Medidas necessárias e urgentes estão sendo tomadas para resolver o poblema.
Eu já disse pra ele, sai de Porto Alegre, é a única saída.
Mas não!
Parece que além de não falar mais também não ouve direito.
O Diogo tá perdido.
Sinceramente eu rezo pra ele todas as noites, mas...
não sei se vou ter meu amigo de volta.
Estamos chamando esse caso de mudez porto-alegrense.
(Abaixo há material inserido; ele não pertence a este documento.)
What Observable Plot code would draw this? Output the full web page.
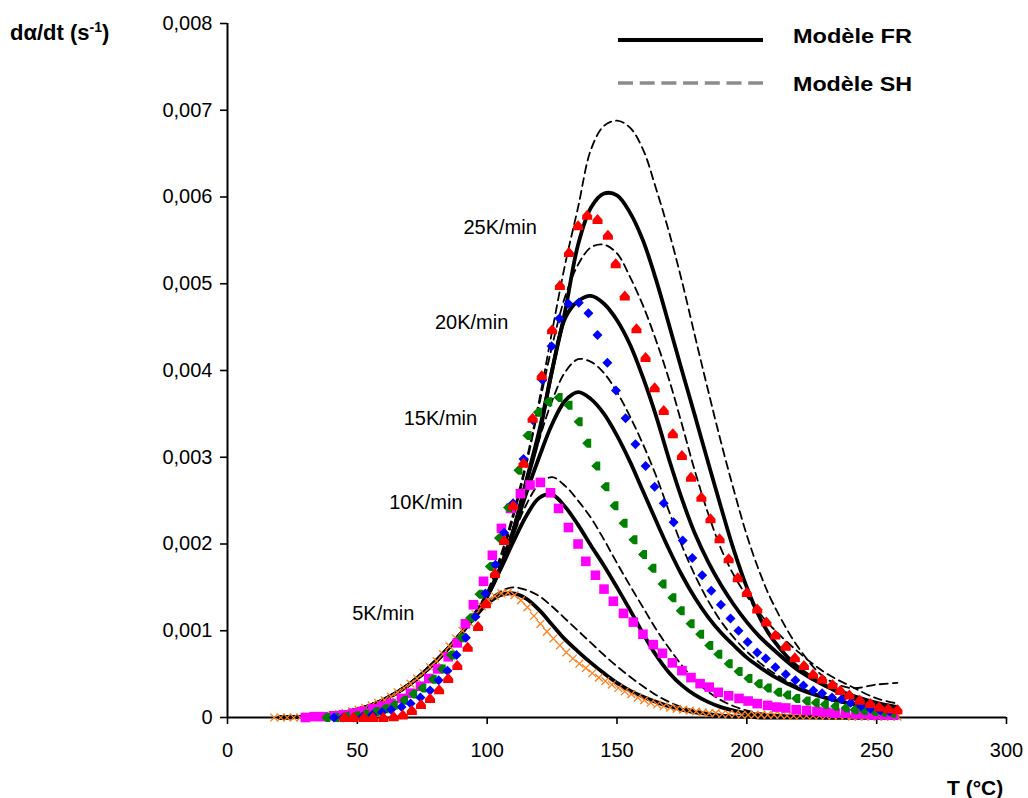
<!DOCTYPE html>
<html><head><meta charset="utf-8">
<script src="https://cdn.jsdelivr.net/npm/d3@7"></script>
<script src="https://cdn.jsdelivr.net/npm/@observablehq/plot@0.6"></script>
<style>
body{margin:0;background:#fff;}
#wrap{position:relative;width:1028px;height:798px;}
#over{position:absolute;left:0;top:0;pointer-events:none;}
#over text{font-family:'Liberation Sans',Arial,sans-serif;font-weight:bold;fill:#000;}
</style></head><body><div id="wrap"></div>
<script>
// ---- axis ticks ----
const xTicks = [0, 50, 100, 150, 200, 250, 300];
const yTicks = [0, 1, 2, 3, 4, 5, 6, 7, 8]; // in units of 0.001 s-1

// ---- model curves (T grid, values in 0.001 s-1) ----
const G = [20,30,40,50,60,70,80,90,95,100,105,110,115,120,125,130,135,140,145,150,155,160,165,170,175,180,185,190,195,200,205,210,220,230,240,250,258];
const FR5  = [0,0.01,0.03,0.09,0.2,0.38,0.64,0.97,1.15,1.31,1.41,1.43,1.37,1.24,1.07,0.9,0.76,0.63,0.51,0.4,0.31,0.24,0.18,0.13,0.09,0.06,0.04,0.02,0.01,0.01,0,0,0,0,0,0,0];
const SH5  = [0,0.01,0.03,0.09,0.2,0.38,0.64,0.98,1.17,1.34,1.45,1.5,1.47,1.4,1.28,1.14,1.0,0.86,0.72,0.59,0.47,0.36,0.26,0.18,0.12,0.08,0.05,0.03,0.02,0.01,0,0,0,0,0,0,0];
const FR10 = [0,0.01,0.03,0.09,0.2,0.38,0.64,0.97,1.17,1.4,1.7,2.02,2.32,2.53,2.57,2.43,2.22,1.98,1.75,1.5,1.24,0.97,0.72,0.52,0.37,0.26,0.18,0.12,0.08,0.05,0.03,0.02,0.01,0,0,0,0];
const SH10 = [0,0.01,0.03,0.09,0.2,0.38,0.64,0.98,1.19,1.43,1.74,2.1,2.45,2.69,2.77,2.67,2.5,2.3,2.05,1.78,1.52,1.27,1.02,0.8,0.6,0.43,0.3,0.2,0.13,0.08,0.05,0.03,0.01,0,0,0,0];
const FR15 = [0,0.01,0.03,0.09,0.2,0.38,0.64,0.97,1.17,1.4,1.72,2.12,2.58,3.0,3.38,3.65,3.75,3.67,3.5,3.25,2.95,2.61,2.27,1.94,1.64,1.38,1.16,0.98,0.83,0.69,0.58,0.48,0.33,0.23,0.16,0.11,0.08];
const SH15 = [0,0.01,0.03,0.09,0.2,0.38,0.64,0.98,1.19,1.43,1.76,2.18,2.68,3.2,3.65,3.98,4.13,4.1,3.97,3.75,3.47,3.15,2.79,2.38,1.98,1.64,1.35,1.11,0.92,0.76,0.63,0.52,0.35,0.24,0.17,0.13,0.12];
const FR20 = [0,0.01,0.03,0.09,0.2,0.38,0.64,0.97,1.17,1.4,1.72,2.15,2.7,3.25,4.0,4.6,4.8,4.86,4.77,4.58,4.3,3.92,3.48,2.98,2.52,2.12,1.8,1.53,1.3,1.1,0.93,0.79,0.54,0.37,0.26,0.17,0.12];
const SH20 = [0,0.01,0.03,0.09,0.2,0.38,0.64,0.98,1.19,1.43,1.8,2.3,2.9,3.6,4.28,4.85,5.22,5.42,5.45,5.35,5.08,4.75,4.35,3.9,3.38,2.84,2.36,1.95,1.64,1.4,1.2,1.03,0.75,0.52,0.36,0.22,0.16];
const FR25 = [0,0.01,0.03,0.09,0.2,0.38,0.64,0.97,1.17,1.4,1.72,2.15,2.72,3.3,4.0,4.68,5.45,5.88,6.04,6.02,5.82,5.5,5.05,4.53,4.0,3.48,2.95,2.43,1.93,1.5,1.15,0.9,0.57,0.37,0.23,0.13,0.08];
const SH25 = [0,0.01,0.03,0.09,0.2,0.38,0.64,0.98,1.2,1.45,1.85,2.35,2.95,3.65,4.45,5.22,5.88,6.55,6.82,6.88,6.8,6.55,6.1,5.6,5.03,4.4,3.78,3.18,2.62,2.1,1.67,1.32,0.8,0.46,0.34,0.38,0.4];

// ---- experimental points ----
const T5 = [18,20.5,23,25.5,28,30.5,33,35.5,38,40.5,43,45.5,48,50.5,53,55.5,58,60.5,63,65.5,68,70.5,73,75.5,78,80.5,83,85.5,88,90.5,93,95.5,98,100.5,103,105.5,108,110.5,113,115.5,118,120.5,123,125.5,128,130.5,133,135.5,138,140.5,143,145.5,148,150.5,153,155.5,158,160.5,163,165.5,168,170.5,173,175.5,178,180.5,183,185.5,188,190.5,193,195.5,198,200.5,203,205.5,208,210.5,213,215.5,218,220.5,223,225.5,228,230.5,233,235.5,238,240.5,243,245.5,248,250.5,253,255.5,258];
const Y5 = [0,0,0,0,0,0.01,0.01,0.01,0.02,0.03,0.04,0.05,0.07,0.09,0.11,0.14,0.17,0.2,0.24,0.29,0.34,0.39,0.45,0.51,0.58,0.65,0.73,0.82,0.91,1.0,1.1,1.19,1.28,1.35,1.4,1.43,1.44,1.41,1.35,1.27,1.17,1.08,0.99,0.91,0.83,0.75,0.68,0.62,0.57,0.51,0.46,0.42,0.38,0.34,0.3,0.27,0.23,0.2,0.17,0.15,0.13,0.115,0.1,0.09,0.08,0.07,0.06,0.05,0.05,0.04,0.04,0.04,0.03,0.03,0.03,0.03,0.03,0.03,0.03,0.02,0.02,0.02,0.02,0.02,0.02,0.02,0.02,0.02,0.02,0.01,0.01,0.01,0.01,0.01,0.01,0.01,0.01];
const T10 = [30,33.5,37,41,44.5,48.5,52,56,59.5,63,67,70.5,74.3,77.5,81,85,88.5,91.6,94.7,98.6,102,105.5,109,112.8,116.5,120.5,124.4,127.5,131.3,135,138,141.7,145,148.6,152.5,156.3,160,164,167.5,171.3,175,178.5,182,185.5,189,193,197,200.5,204,208,211.5,215,219,223,227,230.5,234,238,242,245.5,249,253,256.5];
const Y10 = [0,0.01,0.01,0.02,0.03,0.05,0.07,0.1,0.13,0.16,0.22,0.28,0.36,0.45,0.56,0.7,0.86,1.08,1.3,1.57,1.87,2.18,2.41,2.58,2.68,2.71,2.59,2.41,2.19,2.0,1.8,1.64,1.48,1.34,1.2,1.1,0.96,0.84,0.74,0.63,0.54,0.46,0.39,0.35,0.29,0.25,0.22,0.19,0.16,0.14,0.12,0.11,0.09,0.08,0.07,0.06,0.05,0.05,0.04,0.04,0.03,0.03,0.03];
const T15 = [38,41.5,45.5,49.5,53,57,60.5,64,68,71.5,75,79,82.5,86,90,93.5,97,101,104.5,108,112,115.5,119.5,123.5,127.5,131.3,135.2,138.5,142,145.5,149,152.5,156.3,160,163.6,167.5,171.3,174.5,178.3,182,185.5,189,193,196.8,200.6,204.5,208,212,215.5,219,223,226.5,230,234,238,241.5,245,249,252.5,256];
const Y15 = [0,0,0.01,0.02,0.04,0.07,0.1,0.14,0.2,0.27,0.34,0.44,0.56,0.72,0.92,1.15,1.42,1.74,2.07,2.42,2.85,3.25,3.52,3.64,3.69,3.6,3.41,3.16,2.9,2.66,2.44,2.24,2.05,1.88,1.72,1.54,1.38,1.23,1.08,0.96,0.83,0.73,0.62,0.53,0.45,0.39,0.34,0.29,0.26,0.22,0.19,0.17,0.15,0.13,0.11,0.09,0.08,0.07,0.06,0.05];
const T20 = [41,44.5,48.5,52,55.7,59.5,63,67,70.5,74.3,78,81.3,84.7,88.2,91.8,95.5,99.3,103.2,106.5,110,114,117.5,121.3,124.8,127.8,131.3,135.3,139,142.5,146.3,149.6,153.3,157.1,161,164.5,168,171.8,175.3,179,182.8,186.3,190,193.7,196.8,200.3,204,207.3,211,215,218.7,221.8,225.6,229,232.8,236.5,240,244,247.6,251.3,255];
const Y20 = [0,0,0,0.01,0.03,0.06,0.09,0.12,0.16,0.23,0.31,0.43,0.54,0.72,0.92,1.16,1.43,1.76,2.13,2.47,2.98,3.43,3.89,4.28,4.6,4.77,4.78,4.66,4.41,4.09,3.77,3.45,3.15,2.9,2.66,2.47,2.25,2.04,1.84,1.64,1.46,1.3,1.14,1.0,0.87,0.75,0.68,0.58,0.5,0.43,0.37,0.31,0.28,0.23,0.21,0.17,0.13,0.1,0.08,0.07];
const T25 = [45,48.5,52.5,56,60,64,67.5,71,74.5,78,81.5,85,88.5,92.5,96.5,99.5,103,106.5,110,114,117.5,121,125,128,131.5,135,138.5,142.5,146.5,149.5,153,157.5,161,164.5,168,171.5,175,178.5,182.5,186,189.5,193,196.5,200,204,207.5,211,215,218.5,222,225.5,229,233,236,239.5,243.5,247.5,251,254.5,258];
const Y25 = [0,0,0,0,0,0.01,0.03,0.08,0.15,0.22,0.32,0.45,0.6,0.81,1.05,1.31,1.66,2.04,2.44,2.93,3.45,3.94,4.47,4.98,5.36,5.67,5.79,5.74,5.56,5.23,4.86,4.48,4.15,3.8,3.54,3.27,3.02,2.77,2.54,2.29,2.06,1.83,1.61,1.44,1.25,1.1,0.95,0.82,0.69,0.6,0.5,0.44,0.38,0.31,0.26,0.2,0.16,0.12,0.1,0.09];

// ---- rate annotations ----
const rateLabels = ["25K/min", "20K/min", "15K/min", "10K/min", "5K/min"];
const rateLabelT = [105, 94, 82, 76.4, 60];
const rateLabelV = [5.65, 4.55, 3.44, 2.48, 1.2];

const rows = (T, v) => T.map((t, i) => ({T: t, v: v[i]}));
const fmt = d => d === 0 ? "0" : (d / 1000).toFixed(3).replace(".", ",");
const rad = s => Math.sqrt(s / Math.PI);
const symHouseUp = {draw(c, s) { const r = rad(s); c.moveTo(0, -1.1*r); c.lineTo(r, 0.05*r); c.lineTo(r, 0.9*r); c.lineTo(-r, 0.9*r); c.lineTo(-r, 0.05*r); c.closePath(); }};
const symHouseLeft = {draw(c, s) { const r = rad(s); c.moveTo(-1.1*r, 0); c.lineTo(-0.05*r, -r); c.lineTo(0.9*r, -r); c.lineTo(0.9*r, r); c.lineTo(-0.05*r, r); c.closePath(); }};
const symDiamond = {draw(c, s) { const r = rad(s); c.moveTo(0, -r); c.lineTo(r, 0); c.lineTo(0, r); c.lineTo(-r, 0); c.closePath(); }};
const symSquare = {draw(c, s) { const r = rad(s); c.rect(-r, -r, 2*r, 2*r); }};
const symCross = {draw(c, s) { const r = rad(s); c.moveTo(-r, -r); c.lineTo(r, r); c.moveTo(r, -r); c.lineTo(-r, r); }};

const frSeries = [FR5, FR10, FR15, FR20, FR25];
const shSeries = [SH5, SH10, SH15, SH20, SH25];

const marks = [
  Plot.axisY({ticks: yTicks, tickFormat: fmt, tickSize: 7, tickPadding: 8, strokeWidth: 1.6, label: null}),
  Plot.axisX({ticks: xTicks, tickSize: 7, tickPadding: 18, strokeWidth: 1.6, label: null}),
  Plot.ruleX([0], {strokeWidth: 2}),
  Plot.ruleY([0], {strokeWidth: 2}),
];
shSeries.forEach(s => marks.push(Plot.line(rows(G, s), {x: "T", y: "v", curve: "catmull-rom", stroke: "#000", strokeWidth: 1.8, strokeDasharray: "8,5"})));
frSeries.forEach(s => marks.push(Plot.line(rows(G, s), {x: "T", y: "v", curve: "catmull-rom", stroke: "#000", strokeWidth: 3.8})));
marks.push(
  Plot.dot(rows(T5, Y5), {x: "T", y: "v", symbol: symCross, r: 3.9, fill: "none", stroke: "#ff7f1e", strokeWidth: 1.3}),
  Plot.dot(rows(T10, Y10), {x: "T", y: "v", symbol: symSquare, r: 4.8, fill: "#ff00ff", stroke: "none"}),
  Plot.dot(rows(T15, Y15), {x: "T", y: "v", symbol: symHouseLeft, r: 4.5, fill: "#008000", stroke: "none"}),
  Plot.dot(rows(T20, Y20), {x: "T", y: "v", symbol: symDiamond, r: 5, fill: "#0000ff", stroke: "none"}),
  Plot.dot(rows(T25, Y25), {x: "T", y: "v", symbol: symHouseUp, r: 5, fill: "#ff0000", stroke: "none"}),
  Plot.text(rateLabels.map((l, i) => ({label: l, T: rateLabelT[i], v: rateLabelV[i]})), {x: "T", y: "v", text: "label", fontSize: 20, fill: "#000"})
);

const plot = Plot.plot({
  width: 1028, height: 798,
  marginLeft: 227, marginRight: 22, marginTop: 23, marginBottom: 81,
  x: {domain: [0, 300]},
  y: {domain: [0, 8]},
  style: {fontFamily: "'Liberation Sans', Arial, sans-serif", fontSize: "20px", color: "#000", background: "#fff"},
  marks
});
const wrap = document.getElementById("wrap");
wrap.append(plot);

const over = document.createElementNS("http://www.w3.org/2000/svg", "svg");
over.setAttribute("id", "over");
over.setAttribute("width", 1028);
over.setAttribute("height", 798);
over.innerHTML = `
  <text x="10" y="40" font-size="22">dα/dt (s<tspan dy="-8" font-size="14">-1</tspan><tspan dy="8">)</tspan></text>
  <line x1="618" x2="763" y1="40" y2="40" stroke="#000" stroke-width="4"/>
  <text x="793" y="43" font-size="21" textLength="119" lengthAdjust="spacingAndGlyphs">Modèle FR</text>
  <line x1="618" x2="763" y1="83" y2="83" stroke="#8c8c8c" stroke-width="3.5" stroke-dasharray="15,6.7"/>
  <text x="793" y="91" font-size="21" textLength="119" lengthAdjust="spacingAndGlyphs">Modèle SH</text>
  <text x="947" y="795" font-size="21">T (°C)</text>`;
wrap.append(over);
</script></body></html>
Como isso acontece, cientificamente falando?
Ela começa devagar.
E aos poucos a pessoa vai perdendo a habilidade de formar palavras inteiras.
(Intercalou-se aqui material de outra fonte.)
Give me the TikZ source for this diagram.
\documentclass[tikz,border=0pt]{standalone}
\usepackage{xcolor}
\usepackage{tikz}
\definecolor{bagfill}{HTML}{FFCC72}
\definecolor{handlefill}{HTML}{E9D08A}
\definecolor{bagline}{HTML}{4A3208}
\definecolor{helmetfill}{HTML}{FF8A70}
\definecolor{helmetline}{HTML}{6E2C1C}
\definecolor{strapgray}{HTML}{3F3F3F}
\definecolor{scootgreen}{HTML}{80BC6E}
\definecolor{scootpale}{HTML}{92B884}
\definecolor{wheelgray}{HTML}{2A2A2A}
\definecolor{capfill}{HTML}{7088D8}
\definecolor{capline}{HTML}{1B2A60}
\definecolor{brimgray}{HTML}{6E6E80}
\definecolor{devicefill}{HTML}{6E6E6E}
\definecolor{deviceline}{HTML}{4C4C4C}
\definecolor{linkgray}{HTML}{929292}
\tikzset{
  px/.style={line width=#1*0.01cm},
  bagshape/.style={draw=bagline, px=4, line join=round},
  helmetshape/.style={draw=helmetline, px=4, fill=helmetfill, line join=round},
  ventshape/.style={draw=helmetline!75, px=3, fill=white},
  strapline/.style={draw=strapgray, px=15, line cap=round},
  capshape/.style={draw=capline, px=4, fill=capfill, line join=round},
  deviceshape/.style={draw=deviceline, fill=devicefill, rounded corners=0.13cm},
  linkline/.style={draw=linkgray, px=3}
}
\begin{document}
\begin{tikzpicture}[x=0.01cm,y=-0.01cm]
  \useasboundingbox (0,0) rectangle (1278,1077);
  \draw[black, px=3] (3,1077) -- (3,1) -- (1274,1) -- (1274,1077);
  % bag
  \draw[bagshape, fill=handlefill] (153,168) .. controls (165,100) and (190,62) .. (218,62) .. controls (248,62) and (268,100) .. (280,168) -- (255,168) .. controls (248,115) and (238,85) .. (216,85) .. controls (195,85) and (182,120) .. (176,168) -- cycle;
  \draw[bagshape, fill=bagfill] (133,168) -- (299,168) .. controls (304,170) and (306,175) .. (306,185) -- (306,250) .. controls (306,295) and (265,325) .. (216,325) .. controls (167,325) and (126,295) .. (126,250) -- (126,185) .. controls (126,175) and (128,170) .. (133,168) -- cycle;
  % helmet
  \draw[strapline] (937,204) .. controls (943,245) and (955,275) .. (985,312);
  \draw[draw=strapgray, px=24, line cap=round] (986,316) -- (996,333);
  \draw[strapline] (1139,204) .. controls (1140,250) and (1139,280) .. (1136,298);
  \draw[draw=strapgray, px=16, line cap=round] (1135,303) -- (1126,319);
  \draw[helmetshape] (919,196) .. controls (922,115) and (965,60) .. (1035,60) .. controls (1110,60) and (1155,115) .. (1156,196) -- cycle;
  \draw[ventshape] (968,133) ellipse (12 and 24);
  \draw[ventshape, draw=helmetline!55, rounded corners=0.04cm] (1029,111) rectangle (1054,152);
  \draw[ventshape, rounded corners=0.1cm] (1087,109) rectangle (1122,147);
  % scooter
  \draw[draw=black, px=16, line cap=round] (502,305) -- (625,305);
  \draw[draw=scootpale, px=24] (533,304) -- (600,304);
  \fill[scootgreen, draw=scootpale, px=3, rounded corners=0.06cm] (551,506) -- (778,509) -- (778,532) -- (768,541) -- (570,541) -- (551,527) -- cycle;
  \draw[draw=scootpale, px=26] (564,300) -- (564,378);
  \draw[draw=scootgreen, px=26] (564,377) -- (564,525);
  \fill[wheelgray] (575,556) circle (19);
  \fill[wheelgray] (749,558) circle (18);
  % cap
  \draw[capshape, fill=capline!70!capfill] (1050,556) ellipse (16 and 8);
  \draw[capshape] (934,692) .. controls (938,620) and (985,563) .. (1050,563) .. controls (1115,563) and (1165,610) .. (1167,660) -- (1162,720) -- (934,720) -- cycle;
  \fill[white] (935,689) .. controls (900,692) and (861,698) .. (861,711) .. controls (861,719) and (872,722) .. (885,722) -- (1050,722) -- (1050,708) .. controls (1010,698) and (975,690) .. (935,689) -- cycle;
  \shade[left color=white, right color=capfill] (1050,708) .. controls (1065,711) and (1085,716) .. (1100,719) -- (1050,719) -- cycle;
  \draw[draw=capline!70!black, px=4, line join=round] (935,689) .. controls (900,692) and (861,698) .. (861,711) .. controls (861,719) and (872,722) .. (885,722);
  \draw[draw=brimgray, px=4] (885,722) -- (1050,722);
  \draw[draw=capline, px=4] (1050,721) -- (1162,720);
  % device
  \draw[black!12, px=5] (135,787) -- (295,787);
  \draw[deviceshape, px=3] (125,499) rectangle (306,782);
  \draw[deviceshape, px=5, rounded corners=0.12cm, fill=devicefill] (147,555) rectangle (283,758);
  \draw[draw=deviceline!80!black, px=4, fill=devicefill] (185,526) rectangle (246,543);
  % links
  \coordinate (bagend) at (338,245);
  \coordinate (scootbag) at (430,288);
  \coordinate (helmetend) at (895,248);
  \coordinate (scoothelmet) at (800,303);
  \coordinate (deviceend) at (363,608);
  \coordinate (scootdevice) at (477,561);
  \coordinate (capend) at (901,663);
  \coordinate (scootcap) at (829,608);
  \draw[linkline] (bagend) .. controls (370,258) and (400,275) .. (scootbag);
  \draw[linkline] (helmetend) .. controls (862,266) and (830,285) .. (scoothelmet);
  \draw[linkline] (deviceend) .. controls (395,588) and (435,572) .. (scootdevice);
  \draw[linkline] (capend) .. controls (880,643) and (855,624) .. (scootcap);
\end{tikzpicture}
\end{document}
Quando ela percebe foi longe demais, aí já esqueceu como formar essas palavras.
Ela perde isso e ela começa a se comunicar por gestos.
Bah, chê!
Eu me cuido muito porque eu não posso perder o hábito de falar as palavras, né chê.
Nem que sejam meias palavras, mas eu tenho que me comunicar através das palavras, chê.
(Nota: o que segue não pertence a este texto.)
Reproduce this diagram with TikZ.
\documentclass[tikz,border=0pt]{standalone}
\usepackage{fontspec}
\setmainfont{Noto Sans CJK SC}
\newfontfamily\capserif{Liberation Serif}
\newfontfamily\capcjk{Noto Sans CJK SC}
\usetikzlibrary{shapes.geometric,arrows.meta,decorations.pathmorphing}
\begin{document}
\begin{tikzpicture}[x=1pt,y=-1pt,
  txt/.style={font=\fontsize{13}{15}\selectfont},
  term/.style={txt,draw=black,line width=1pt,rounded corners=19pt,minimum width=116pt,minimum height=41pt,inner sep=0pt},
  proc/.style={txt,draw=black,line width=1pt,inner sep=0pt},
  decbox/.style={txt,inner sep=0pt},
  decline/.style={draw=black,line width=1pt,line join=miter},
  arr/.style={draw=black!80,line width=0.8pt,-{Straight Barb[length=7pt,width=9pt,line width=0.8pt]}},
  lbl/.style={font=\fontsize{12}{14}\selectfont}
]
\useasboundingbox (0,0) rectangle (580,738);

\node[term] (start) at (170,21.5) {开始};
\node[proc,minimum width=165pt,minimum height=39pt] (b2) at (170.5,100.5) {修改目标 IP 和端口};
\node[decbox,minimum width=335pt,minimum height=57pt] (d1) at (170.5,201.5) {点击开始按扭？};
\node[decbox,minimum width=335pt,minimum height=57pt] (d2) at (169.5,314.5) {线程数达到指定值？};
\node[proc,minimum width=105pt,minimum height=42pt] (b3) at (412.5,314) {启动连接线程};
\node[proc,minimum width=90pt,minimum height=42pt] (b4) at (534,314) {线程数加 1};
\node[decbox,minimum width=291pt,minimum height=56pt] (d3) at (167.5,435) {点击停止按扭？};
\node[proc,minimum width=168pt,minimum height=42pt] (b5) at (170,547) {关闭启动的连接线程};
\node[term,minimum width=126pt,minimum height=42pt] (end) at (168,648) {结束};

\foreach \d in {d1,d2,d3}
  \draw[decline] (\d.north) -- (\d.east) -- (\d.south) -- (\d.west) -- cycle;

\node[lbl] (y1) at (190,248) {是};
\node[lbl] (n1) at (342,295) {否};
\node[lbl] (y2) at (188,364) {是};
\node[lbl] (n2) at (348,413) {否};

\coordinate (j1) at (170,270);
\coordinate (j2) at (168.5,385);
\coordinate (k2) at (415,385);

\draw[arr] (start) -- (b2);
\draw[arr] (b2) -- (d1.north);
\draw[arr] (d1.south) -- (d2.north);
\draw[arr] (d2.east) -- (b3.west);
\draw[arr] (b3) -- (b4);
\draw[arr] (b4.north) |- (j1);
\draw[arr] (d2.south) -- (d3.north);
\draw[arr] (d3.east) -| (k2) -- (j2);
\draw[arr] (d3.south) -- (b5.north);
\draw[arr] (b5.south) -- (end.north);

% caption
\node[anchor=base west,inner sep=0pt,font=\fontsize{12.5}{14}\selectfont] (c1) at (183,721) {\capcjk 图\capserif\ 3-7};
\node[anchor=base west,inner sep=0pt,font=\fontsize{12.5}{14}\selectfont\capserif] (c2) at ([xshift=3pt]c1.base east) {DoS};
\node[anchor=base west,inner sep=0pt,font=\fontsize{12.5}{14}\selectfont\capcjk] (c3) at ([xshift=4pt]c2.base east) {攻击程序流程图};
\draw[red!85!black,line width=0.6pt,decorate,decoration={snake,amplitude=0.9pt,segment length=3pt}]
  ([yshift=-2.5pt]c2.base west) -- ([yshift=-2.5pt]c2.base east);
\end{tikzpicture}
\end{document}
Agora vou te falar uma coisa, essa gurizada, chê...
Tá indo longe demais, chê.
Verdade!
Eu tenho mesmo tenho um amigo muito próximo que não tá conseguindo falar mais nada.
O nosso maior medo é que as pessoas percam a habilidade de se comunicar.
Depois de elas perderem os gestos elas entram num estado que chamamos de estado gutural.
Onde elas só emitem ruídos.
Chegando nesse estado fica muito difícil pras famílias.
Vamos tomar tomar a palavra CHURRASCO, por exemplo.
Com o tempo acaba percebendo que as pessoas entendem se for falado apenas "CHURRAS".
Depois vira "CHU".
E finalmente a palavra some.
Dando lugar ao gutural e aos gestos.
Ouve só esse áudio, de quando ele já estava falando as coisas pela metade.
"Ô mã... pô... o... pra... na me... que eu vou levar a Di... pra jan..."
"E o que ele quis dizer?"
Ô mãe, põe outro prato na mesa que eu vou levar a Diana pra jantar.
Para a sorte das pessoas que possuem a mudez porto-alegrense, a ciência explica que a
melhor saída ainda são os grupos de apoio.
Falar, se comunicar, interagir, estar em grupo ajuda a estimular o cérebro a externalizar
as palavras.
Depois da conversa com o Dr.
Davi, a mãe de Diogo resolveu colocá-lo em um desses grupos com a esperança de que
isto funcione.
Definitivamente é minha última tentativa.
Eu não quero me mudar de Porto Alegre.
Quero que ele se cure pra gente ficar aqui.
Já pensou ter que ir embora de Porto Alegre e pegar esse trânsito horrível?
Eu não aguento isso.
Quero que ele fique bom.
Tô torcendo por ele.
Tudo que eu queria era meu noivo de volta me dando bom dia.
Só isso.
Não tenha dúvida, vai funcionar.
Bah, chê!
Aham!
Isso aí ó, vai ser super...
Tri...
Bagual.
Será que vai dar certo?
Não sei se ele vai conseguir...
Muita calma, vai dar tudo certo...
Mas será que dá mesmo?
Eu não sei...
É tanto tempo que ele está sem falar...
Não dá pra ouvir nada...
Ahhhh!
Alguém trouxe o mate?!
[palmas]
Deu certo, ele conseguiu!
Eu tô falando!
[...]
Eu tô falando!
Meu filho, tu conseguiu!
Mais uma vez a ciência foi útil.
Diogo finalmente voltou a falar com as pessoas.
Mas quantas famílias ainda sofrem com este mesmo drama?
Quantas pessoas não conseguem entender as meias palavras dos porto-alegrenses?
Quando as pessoas vão começar a conversar mais nas ruas?
Não sabemos...
Mas Diogo tem algo a dizer.
Preciso dizer, mas eu tô muito feliz que tô conseguindo falar de novo.
Juro uma coisa pra ti, nunca mais abrevio as palavras.
"E então, agora qual o seu próximo passo?"
Pergunta interessante.
Acho que o próximo passo agora é colocar o "S" no final dos plural.